_What the task asks:_ Render the material again word for word, skipping the pictures in it.
--- start of Data block ---
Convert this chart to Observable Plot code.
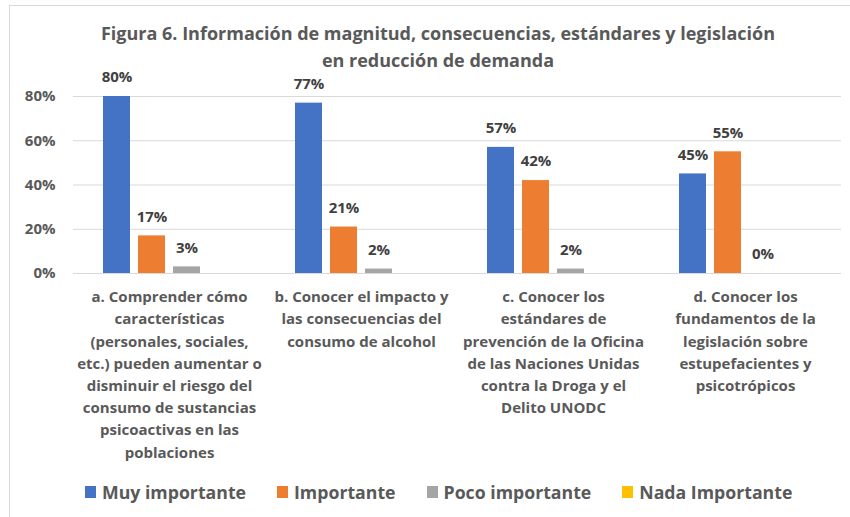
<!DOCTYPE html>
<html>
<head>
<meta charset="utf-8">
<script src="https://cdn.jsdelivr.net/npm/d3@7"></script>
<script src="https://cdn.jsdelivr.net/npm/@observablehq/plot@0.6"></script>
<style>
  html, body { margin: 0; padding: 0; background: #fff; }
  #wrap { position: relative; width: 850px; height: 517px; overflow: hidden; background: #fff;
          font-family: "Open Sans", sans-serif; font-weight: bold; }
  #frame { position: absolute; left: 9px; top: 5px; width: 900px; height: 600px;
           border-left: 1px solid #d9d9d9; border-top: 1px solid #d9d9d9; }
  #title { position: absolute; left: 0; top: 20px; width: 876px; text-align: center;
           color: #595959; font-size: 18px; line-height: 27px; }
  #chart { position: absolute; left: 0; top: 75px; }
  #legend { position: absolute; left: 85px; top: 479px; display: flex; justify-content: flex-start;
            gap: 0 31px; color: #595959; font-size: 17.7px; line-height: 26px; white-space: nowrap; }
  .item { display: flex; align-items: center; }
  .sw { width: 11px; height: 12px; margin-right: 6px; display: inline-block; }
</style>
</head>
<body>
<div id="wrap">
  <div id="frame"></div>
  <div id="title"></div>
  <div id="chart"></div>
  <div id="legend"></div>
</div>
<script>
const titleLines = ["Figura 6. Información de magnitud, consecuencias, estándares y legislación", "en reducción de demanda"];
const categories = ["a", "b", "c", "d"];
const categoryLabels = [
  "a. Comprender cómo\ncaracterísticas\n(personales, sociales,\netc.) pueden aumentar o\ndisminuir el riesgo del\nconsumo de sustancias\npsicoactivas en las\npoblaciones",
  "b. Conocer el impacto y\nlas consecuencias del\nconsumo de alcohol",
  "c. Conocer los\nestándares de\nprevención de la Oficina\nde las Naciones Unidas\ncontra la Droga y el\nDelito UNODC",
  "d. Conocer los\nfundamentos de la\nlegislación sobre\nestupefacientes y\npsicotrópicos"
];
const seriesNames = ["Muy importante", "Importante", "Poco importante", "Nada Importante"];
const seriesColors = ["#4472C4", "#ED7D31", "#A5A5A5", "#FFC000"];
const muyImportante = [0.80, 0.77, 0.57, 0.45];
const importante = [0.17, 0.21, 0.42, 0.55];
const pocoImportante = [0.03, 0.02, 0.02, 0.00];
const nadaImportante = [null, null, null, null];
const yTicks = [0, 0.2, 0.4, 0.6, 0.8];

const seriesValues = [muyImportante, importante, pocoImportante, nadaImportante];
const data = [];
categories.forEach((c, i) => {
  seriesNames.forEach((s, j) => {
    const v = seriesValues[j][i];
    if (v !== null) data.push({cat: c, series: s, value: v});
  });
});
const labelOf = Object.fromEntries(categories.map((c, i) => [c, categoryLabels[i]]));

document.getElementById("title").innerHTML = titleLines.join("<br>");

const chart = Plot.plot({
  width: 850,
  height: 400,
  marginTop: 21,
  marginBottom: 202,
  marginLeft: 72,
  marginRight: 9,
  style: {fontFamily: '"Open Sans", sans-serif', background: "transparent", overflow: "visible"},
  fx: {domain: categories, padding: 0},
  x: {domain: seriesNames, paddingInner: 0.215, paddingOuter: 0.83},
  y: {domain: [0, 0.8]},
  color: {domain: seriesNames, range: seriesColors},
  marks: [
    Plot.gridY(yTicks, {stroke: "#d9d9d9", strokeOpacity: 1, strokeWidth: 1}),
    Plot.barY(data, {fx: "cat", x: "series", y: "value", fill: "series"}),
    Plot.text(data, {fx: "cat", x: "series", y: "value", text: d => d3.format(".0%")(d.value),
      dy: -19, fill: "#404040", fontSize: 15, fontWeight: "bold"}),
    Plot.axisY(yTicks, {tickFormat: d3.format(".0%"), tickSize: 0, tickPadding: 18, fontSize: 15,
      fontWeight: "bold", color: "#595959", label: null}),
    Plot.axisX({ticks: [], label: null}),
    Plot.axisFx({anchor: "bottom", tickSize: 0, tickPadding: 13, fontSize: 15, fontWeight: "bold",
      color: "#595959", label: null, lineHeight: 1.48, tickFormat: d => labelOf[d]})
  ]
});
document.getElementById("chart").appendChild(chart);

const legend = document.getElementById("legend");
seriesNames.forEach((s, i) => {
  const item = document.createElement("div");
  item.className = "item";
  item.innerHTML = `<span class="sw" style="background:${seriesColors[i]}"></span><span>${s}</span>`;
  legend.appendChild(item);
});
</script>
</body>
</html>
--- end of Data block ---
_Task solution:_
Convert this chart to Observable Plot code.
<!DOCTYPE html>
<html>
<head>
<meta charset="utf-8">
<script src="https://cdn.jsdelivr.net/npm/d3@7"></script>
<script src="https://cdn.jsdelivr.net/npm/@observablehq/plot@0.6"></script>
<style>
  html, body { margin: 0; padding: 0; background: #fff; }
  #wrap { position: relative; width: 850px; height: 517px; overflow: hidden; background: #fff;
          font-family: "Open Sans", sans-serif; font-weight: bold; }
  #frame { position: absolute; left: 9px; top: 5px; width: 900px; height: 600px;
           border-left: 1px solid #d9d9d9; border-top: 1px solid #d9d9d9; }
  #title { position: absolute; left: 0; top: 20px; width: 876px; text-align: center;
           color: #595959; font-size: 18px; line-height: 27px; }
  #chart { position: absolute; left: 0; top: 75px; }
  #legend { position: absolute; left: 85px; top: 479px; display: flex; justify-content: flex-start;
            gap: 0 31px; color: #595959; font-size: 17.7px; line-height: 26px; white-space: nowrap; }
  .item { display: flex; align-items: center; }
  .sw { width: 11px; height: 12px; margin-right: 6px; display: inline-block; }
</style>
</head>
<body>
<div id="wrap">
  <div id="frame"></div>
  <div id="title"></div>
  <div id="chart"></div>
  <div id="legend"></div>
</div>
<script>
const titleLines = ["Figura 6. Información de magnitud, consecuencias, estándares y legislación", "en reducción de demanda"];
const categories = ["a", "b", "c", "d"];
const categoryLabels = [
  "a. Comprender cómo\ncaracterísticas\n(personales, sociales,\netc.) pueden aumentar o\ndisminuir el riesgo del\nconsumo de sustancias\npsicoactivas en las\npoblaciones",
  "b. Conocer el impacto y\nlas consecuencias del\nconsumo de alcohol",
  "c. Conocer los\nestándares de\nprevención de la Oficina\nde las Naciones Unidas\ncontra la Droga y el\nDelito UNODC",
  "d. Conocer los\nfundamentos de la\nlegislación sobre\nestupefacientes y\npsicotrópicos"
];
const seriesNames = ["Muy importante", "Importante", "Poco importante", "Nada Importante"];
const seriesColors = ["#4472C4", "#ED7D31", "#A5A5A5", "#FFC000"];
const muyImportante = [0.80, 0.77, 0.57, 0.45];
const importante = [0.17, 0.21, 0.42, 0.55];
const pocoImportante = [0.03, 0.02, 0.02, 0.00];
const nadaImportante = [null, null, null, null];
const yTicks = [0, 0.2, 0.4, 0.6, 0.8];

const seriesValues = [muyImportante, importante, pocoImportante, nadaImportante];
const data = [];
categories.forEach((c, i) => {
  seriesNames.forEach((s, j) => {
    const v = seriesValues[j][i];
    if (v !== null) data.push({cat: c, series: s, value: v});
  });
});
const labelOf = Object.fromEntries(categories.map((c, i) => [c, categoryLabels[i]]));

document.getElementById("title").innerHTML = titleLines.join("<br>");

const chart = Plot.plot({
  width: 850,
  height: 400,
  marginTop: 21,
  marginBottom: 202,
  marginLeft: 72,
  marginRight: 9,
  style: {fontFamily: '"Open Sans", sans-serif', background: "transparent", overflow: "visible"},
  fx: {domain: categories, padding: 0},
  x: {domain: seriesNames, paddingInner: 0.215, paddingOuter: 0.83},
  y: {domain: [0, 0.8]},
  color: {domain: seriesNames, range: seriesColors},
  marks: [
    Plot.gridY(yTicks, {stroke: "#d9d9d9", strokeOpacity: 1, strokeWidth: 1}),
    Plot.barY(data, {fx: "cat", x: "series", y: "value", fill: "series"}),
    Plot.text(data, {fx: "cat", x: "series", y: "value", text: d => d3.format(".0%")(d.value),
      dy: -19, fill: "#404040", fontSize: 15, fontWeight: "bold"}),
    Plot.axisY(yTicks, {tickFormat: d3.format(".0%"), tickSize: 0, tickPadding: 18, fontSize: 15,
      fontWeight: "bold", color: "#595959", label: null}),
    Plot.axisX({ticks: [], label: null}),
    Plot.axisFx({anchor: "bottom", tickSize: 0, tickPadding: 13, fontSize: 15, fontWeight: "bold",
      color: "#595959", label: null, lineHeight: 1.48, tickFormat: d => labelOf[d]})
  ]
});
document.getElementById("chart").appendChild(chart);

const legend = document.getElementById("legend");
seriesNames.forEach((s, i) => {
  const item = document.createElement("div");
  item.className = "item";
  item.innerHTML = `<span class="sw" style="background:${seriesColors[i]}"></span><span>${s}</span>`;
  legend.appendChild(item);
});
</script>
</body>
</html>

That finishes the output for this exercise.